OPINIÃO

As aulas nas ondas do mar

Ondas desenhadas em palavras substantivadas e adjetivadas são enigmas para decifrar

Por Ivânia Vieira
08/08/2024 às 09:42.
Atualizado em 08/08/2024 às 09:42

Gabriel Medina celebra onda 'perfeita' nas oitavas de final das Olimpíadas de Paris (Jerome Brouillet/AFP)

É de Teahupo'o, maior ilha da Polinésia Francesa, no Taiti, um dos cenários belos deste mundo e um dos mais instigantes na produção de aprendizados proporcionados pelas Olimpiadas de Paris. O encontro de vidas humanas e não humanas. Ou o desencontro.

O surfe no “muro das caveiras”, como é traduzida a palavra Teahupo'o, religa as coisas e convoca cada um de nós, a humanidade, a repensar o jeito de ser na passagem, com tempo marcado, pela Terra.

Os surfistas em espetáculos de enorme proporção – Gabriel Medina em pintura na foto do francês Jérôme Brouillet e a nota 9.90, a mais alta pontuação na história dessa modalidade – são alguns dos feitos a entupir as mídias sociais e as redes sociais para descarte em pouco tempo das memórias instantâneas produzidas pelos dedos apressados em ação nos miniteclados.

A composição mar/surfista/ondas/pranchas pede treino tenaz, capacidade de observação, paciência, determinação e perspicácia. O mar, deus absoluto, pede leitura profunda, faz esperar e surpreende. Se a grande onda, aquela do tubo perfeito, não vem, os andarilhos sobre águas não podem voar e sim andar em movimentos diversos, igualmente produtores de exercícios bonitos que somam pontos e, nossos olhos, educados para ver outra performance, não consigam perceber.

Teahupo'o encarna amor, perigo, perfeição. Abriga ondas difíceis de serem decifradas, cheias de ímpeto na celebração da vida, da vitória ou no choro das águas diante das tragédias humanas. É lei observar o movimento do mar antes de outro movimento, reconhecer que cada dia tem um dado novo, uma descoberta a ser feita, não para dominar e sim compreender e ter sabedoria no agir:

“Minha jangada vai sair pro mar/
Vou trabalhar, meu bem querer/
Se Deus quiser quando eu voltar do mar/
Um peixe bom eu vou trazer”

A complexidade do surfe carrega a transdisciplinaridade traduzida também pela prancha sob o manejo desde cedo por meninos e meninas, tostados pelo sol, em iniciação nas praias do mundo.
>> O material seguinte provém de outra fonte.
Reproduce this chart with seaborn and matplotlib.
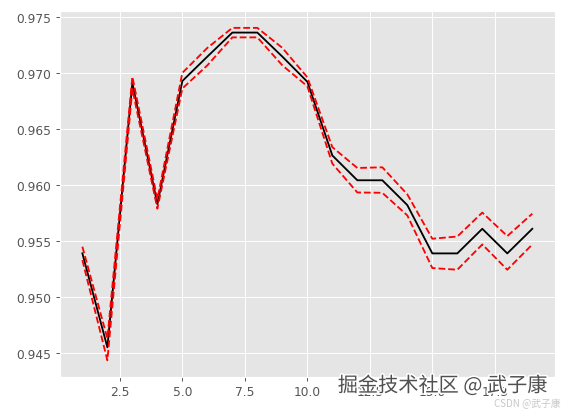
import numpy as np
import pandas as pd
import matplotlib
matplotlib.use("Agg")
import matplotlib.pyplot as plt
import matplotlib.patheffects as pe
import seaborn as sns

# k values and mean score with +/- one std band
k_values = list(range(1, 20))
mean_score = [0.95390, 0.94550, 0.96915, 0.95830, 0.96932, 0.97150, 0.97365, 0.97365,
              0.97150, 0.96925, 0.96266, 0.96044, 0.96044, 0.95822, 0.95390, 0.95390,
              0.95610, 0.95390, 0.95610]
upper_score = [0.95450, 0.94630, 0.96970, 0.95875, 0.97005, 0.97228, 0.97407, 0.97407,
               0.97228, 0.96965, 0.96340, 0.96154, 0.96160, 0.95918, 0.95521, 0.95541,
               0.95755, 0.95545, 0.95745]
lower_score = [0.95330, 0.94434, 0.96860, 0.95790, 0.96865, 0.97072, 0.97322, 0.97322,
               0.97072, 0.96885, 0.96193, 0.95935, 0.95932, 0.95730, 0.95259, 0.95244,
               0.95470, 0.95244, 0.95470]

df = pd.DataFrame({"k": k_values, "mean": mean_score,
                   "upper": upper_score, "lower": lower_score})

plt.style.use("ggplot")
fig, ax = plt.subplots(figsize=(6.42, 4.69), dpi=88)
fig.subplots_adjust(left=0.106, right=0.982, top=0.971, bottom=0.085)

sns.lineplot(data=df, x="k", y="mean", color="black", linewidth=1.5, ax=ax)
sns.lineplot(data=df, x="k", y="upper", color="red", linestyle="--", linewidth=1.5, ax=ax)
sns.lineplot(data=df, x="k", y="lower", color="red", linestyle="--", linewidth=1.5, ax=ax)
ax.set_xlabel("")
ax.set_ylabel("")

# watermark
fig.text(0.783, 0.063, "掘金技术社区 @ 武子康", fontsize=16.5, color="#505050",
         family=["Noto Sans CJK SC", "DejaVu Sans"], ha="center", va="center",
         path_effects=[pe.withStroke(linewidth=2.5, foreground="white")])
fig.text(0.992, 0.008, "CSDN @武子康", fontsize=8, color="#c8c8c8",
         family=["Noto Sans CJK SC", "DejaVu Sans"], ha="right", va="bottom")

plt.savefig("out.png", dpi=88)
Alcança a beleza do ser complexo em surfistas acostumados aos circuitos de tantas ondas dos diferentes mares que a Natureza abriga e os coloca para o bom usufruto das vidas.

As ondas desenhadas em palavras substantivadas e adjetivadas são enigmas para decifrar. Estão em permanente estado de revelação aos que desejarem conhecer... o mar, a terra, a floresta: a vida.